After a December House Subcommittee markup, kids’ online safety bills appeared to have a narrow path forward. The Senate was poised to pass a funding package in January, but the chances of that evaporated following a series of high-profile national incidents. After a brief government shutdown, Congress passed a budget funding DHS for two more weeks, preoccupying Congress with yet another budget debate and pushing lower-priority legislation aside.
Meanwhile, other legislation continues to move, raising questions about why kids’ online safety bills have failed to advance. To understand why, we have to look back to 2024. The Kids Online Safety Act (KOSA) and the Children and Teens’ Online Privacy Protection Act (COPPA 2.0) passed the Senate in a 91–3 vote and advanced out of the House Energy and Commerce Committee to the full House of Representatives. However, Speaker Mike Johnson (R-LA) never brought the bills to the House floor for a vote. House Republicans have long expressed concerns about KOSA, citing potential infringements on First Amendment rights and risks of censorship—concerns that ultimately dragged down COPPA 2.0 alongside KOSA. Constitutional objections clearly remain for House leadership. During a December 2025 Commerce, Manufacturing, and Trade Subcommittee hearing that included debate over KOSA and COPPA 2.0, Republican members repeatedly emphasized that any solutions addressing kids’ online safety must withstand constitutional challenges.
Now, KOSA is stalled in the Senate, too. Both COPPA 2.0 and KOSA were reintroduced in the Senate Commerce, Science, and Transportation Committee, now chaired by Senator Ted Cruz (R-TX). KOSA’s Senate challenges date back to May 2025, during debate over the House budget reconciliation bill. That bill included a moratorium on enforcement of state AI regulations, which ultimately carried over into the Senate budget bill.

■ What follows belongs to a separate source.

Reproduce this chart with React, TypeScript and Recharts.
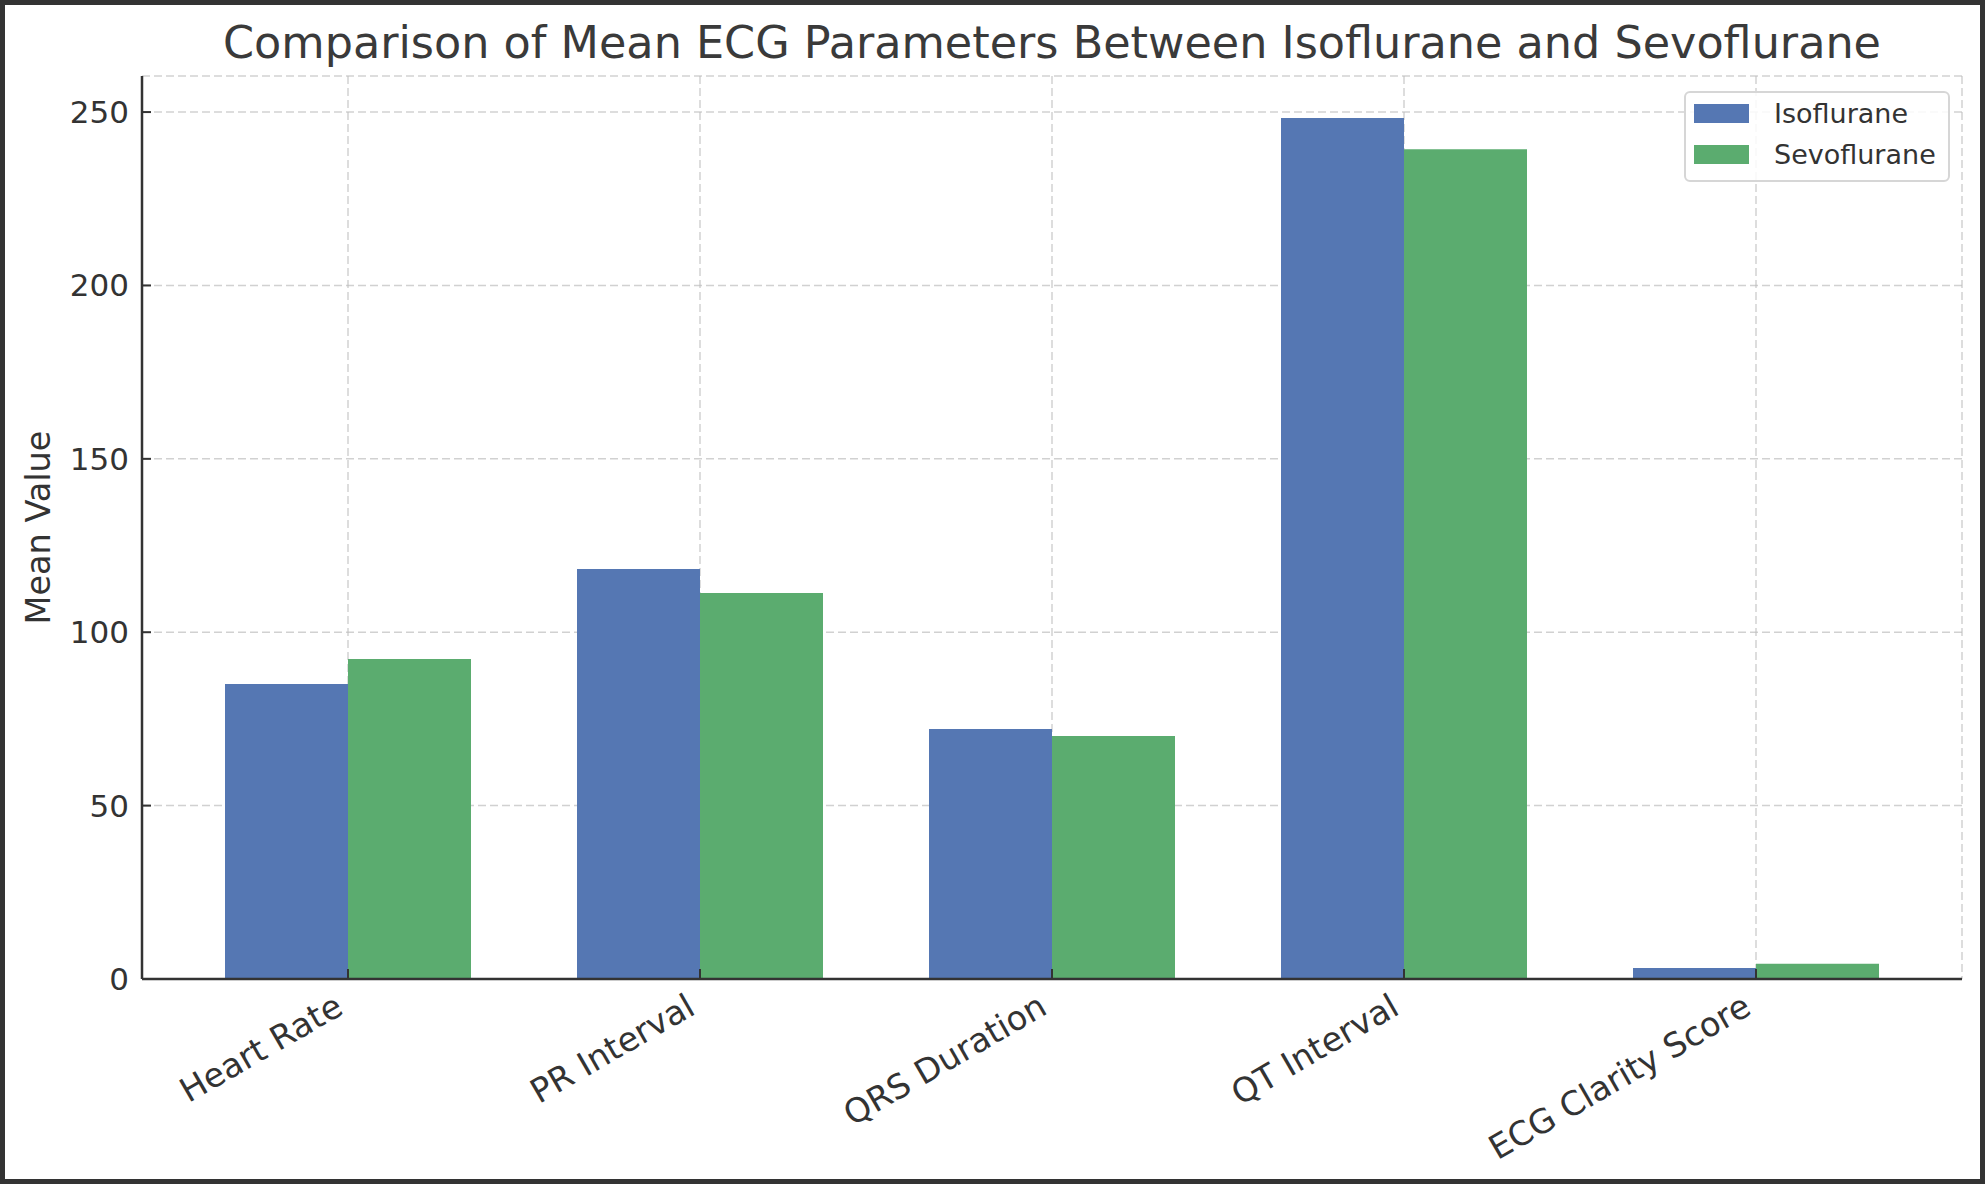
import React from 'react';
import { BarChart, Bar, XAxis, YAxis, CartesianGrid, Label } from 'recharts';

const categories = ['Heart Rate', 'PR Interval', 'QRS Duration', 'QT Interval', 'ECG Clarity Score'];
const isofluraneMeans = [85.1, 118.2, 72.1, 248.3, 3.2];
const sevofluraneMeans = [92.3, 111.3, 70.1, 239.3, 4.4];
const yTicks = [0, 50, 100, 150, 200, 250];

const series = [
  { key: 'isoflurane', name: 'Isoflurane', color: '#5577B3' },
  { key: 'sevoflurane', name: 'Sevoflurane', color: '#5BAC6F' },
];

const data = categories.map((name, i) => ({
  name,
  isoflurane: isofluraneMeans[i],
  sevoflurane: sevofluraneMeans[i],
}));

const TEXT = '#333333';

// matplotlib-style ticks: mark points inward, label rotated 30deg
const XTick = (props: any) => {
  const { x, y, payload } = props;
  const tx = x - 3;
  const ty = y + 34;
  return (
    <g>
      <line x1={x} y1={y} x2={x} y2={y - 10} stroke={TEXT} strokeWidth={2} />
      <text x={tx} y={ty} textAnchor="end" fontSize={33.5} fill={TEXT} transform={`rotate(-30, ${tx}, ${ty})`}>
        {payload.value}
      </text>
    </g>
  );
};

const YTick = (props: any) => {
  const { x, y, payload } = props;
  return (
    <g>
      <line x1={x} y1={y} x2={x + 9} y2={y} stroke={TEXT} strokeWidth={2} />
      <text x={x - 13} y={y} textAnchor="end" dominantBaseline="central" fontSize={31} fill={TEXT}>
        {payload.value}
      </text>
    </g>
  );
};

const YLabel = ({ viewBox }: any) => {
  const cx = viewBox.x + 50;
  const cy = viewBox.y + viewBox.height / 2;
  return (
    <text x={cx} y={cy} textAnchor="middle" fontSize={33.5} fill={TEXT} transform={`rotate(-90, ${cx}, ${cy})`}>
      Mean Value
    </text>
  );
};

export default function App() {
  return (
    <div
      style={{
        position: 'absolute',
        left: 0,
        top: 0,
        width: 1985,
        height: 1184,
        background: '#fff',
        fontFamily: '"DejaVu Sans", sans-serif',
        color: TEXT,
      }}
    >
      <div
        style={{
          position: 'absolute',
          left: 1052,
          top: 21,
          transform: 'translateX(-50%)',
          whiteSpace: 'nowrap',
          fontSize: 44.5,
          lineHeight: 1,
          color: '#3a3a3a',
        }}
      >
        Comparison of Mean ECG Parameters Between Isoflurane and Sevoflurane
      </div>

      <BarChart
        width={1985}
        height={1184}
        data={data}
        margin={{ top: 76, right: 23, bottom: 55, left: 0 }}
        barGap={0}
        barSize={123}
      >
        {series.map((s) => (
          <Bar key={s.key} dataKey={s.key} name={s.name} fill={s.color} isAnimationActive={false} />
        ))}
        <CartesianGrid stroke="rgba(190,190,190,0.7)" strokeWidth={1.5} strokeDasharray="8 4" />
        <XAxis
          dataKey="name"
          interval={0}
          height={150}
          padding={{ left: 30, right: 30 }}
          tickSize={0}
          tickMargin={0}
          tickLine={false}
          tick={<XTick />}
          axisLine={{ stroke: TEXT, strokeWidth: 2.5 }}
        />
        <YAxis
          width={142}
          domain={[0, 260.4]}
          ticks={yTicks}
          tickSize={0}
          tickMargin={0}
          tickLine={false}
          tick={<YTick />}
          axisLine={{ stroke: TEXT, strokeWidth: 2.5 }}
        >
          <Label content={<YLabel />} />
        </YAxis>
      </BarChart>

      <div
        style={{
          position: 'absolute',
          left: 1684,
          top: 91,
          width: 266,
          height: 91,
          boxSizing: 'border-box',
          border: '2px solid #d6d6d6',
          borderRadius: 6,
          background: 'rgba(255,255,255,0.85)',
          fontSize: 27,
        }}
      >
        {series.map((s, i) => (
          <div
            key={s.key}
            style={{ position: 'absolute', left: 8, top: 10 + i * 41, height: 21, display: 'flex', alignItems: 'center' }}
          >
            <div style={{ width: 55, height: 19, background: s.color }} />
            <span style={{ marginLeft: 25, lineHeight: 1, color: TEXT }}>{s.name}</span>
          </div>
        ))}
      </div>

      <div
        style={{
          position: 'absolute',
          inset: 0,
          border: '5px solid #333',
          pointerEvents: 'none',
        }}
      />
    </div>
  );
}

We covered the rise and fall of the moratorium in our May and August issues. After an attempted compromise, Senator Marsha Blackburn (R-TN)—KOSA’s sponsor and co-author—eliminated the AI moratorium through an eleventh-hour amendment. As chair of the Commerce, Science, and Transportation Committee, Cruz controls which bills are debated before advancing to the full Senate. While COPPA 2.0 successfully advanced out of his committee, KOSA has not received a markup despite having more than 75 co-sponsors. COPPA 2.0’s fate now appears tied to KOSA’s, and Cruz has given no clear indication of whether or when KOSA will receive a vote.
Social Media Lawsuits
In a historic development, a major lawsuit against Snap, TikTok, Google, and Meta began in January. The lawsuit, filed by a plaintiff identified as K.G.M., is expected to set a precedent for similar cases. Matt Bergman, founding attorney of the Social Media Victims Law Center and a member of the Children and Screens Scientific Advisory Board, is representing approximately 1,200 plaintiffs, including K.G.M.
In the lawsuit, the plaintiff alleges that major social media companies intentionally designed addictive platforms that drove K.G.M. to compulsive use and contributed to her depression and anxiety. Snap and TikTok have already settled. The case carries significant implications for similar lawsuits and for platform liability more broadly.
Why this trial is important:
At the risk of oversimplifying, this trial matters for two key reasons: it sets a precedent for similar cases, and it makes internal social media company documents available to the public.
K.G.M.’s lawsuit is what’s known as a “bellwether” trial—a test case selected when many lawsuits involve the same companies and similar claims. More than 1,000 related cases are currently awaiting trial, and both individuals and state governments have previously attempted to sue social media companies. Historically, online platforms have benefited from protections under Section 230 of the Communications Decency Act, which shields intermediaries from liability for content created by others, with limited exceptions such as participation in federal crimes.
Courts have interpreted Section 230 broadly, extending protections to everything from individuals forwarding emails to comment sections on websites, and shielding social media companies from liability for legal content hosted on their platforms. As a result, Section 230 has been defended as essential to the existence of the modern internet, while also criticized as overly broad and granting companies carte blanche authority. In recent years, however, courts have begun to narrow their interpretation of Section 230 protections. Whereas companies historically relied on Section 230 even for their design choices, cases since 2024 have started to chip away at its scope. The fact that K.G.M.’s case was allowed to proceed to trial is itself significant, signaling that Section 230 protections have limits. The outcome of this trial will help determine whether business decisions that harm users are shielded by Section 230 or exempt from it—either opening the door to a wave of lawsuits against social media platforms or leading to the dismissal of similar claims.
Regardless of the outcome, the trial is already having consequences. A trove of previously sealed documents has been released, and the Tech Oversight Project has reported on some of the most revealing disclosures. Based on a review of the available documents, several points emerge clearly:
-
- Recruiting teens to platforms was a major operational goal of social media companies, in part to secure lifetime or long-term users and profit.
- Employees and internal research raised concerns that platforms could be addictive.
- Employees and internal research questioned whether tools designed to help users control their usage or mitigate mental health harms were sufficient—or effective at all.
- Top-down decisions frequently overruled these concerns.
- The impact of platforms on mental health was a major internal concern and research focus.
- Based on the unsealed documents, companies focused more on new safety features or launching public education campaigns rather than change known risky platform designs and features.
We will continue with updates as the trial unfolds.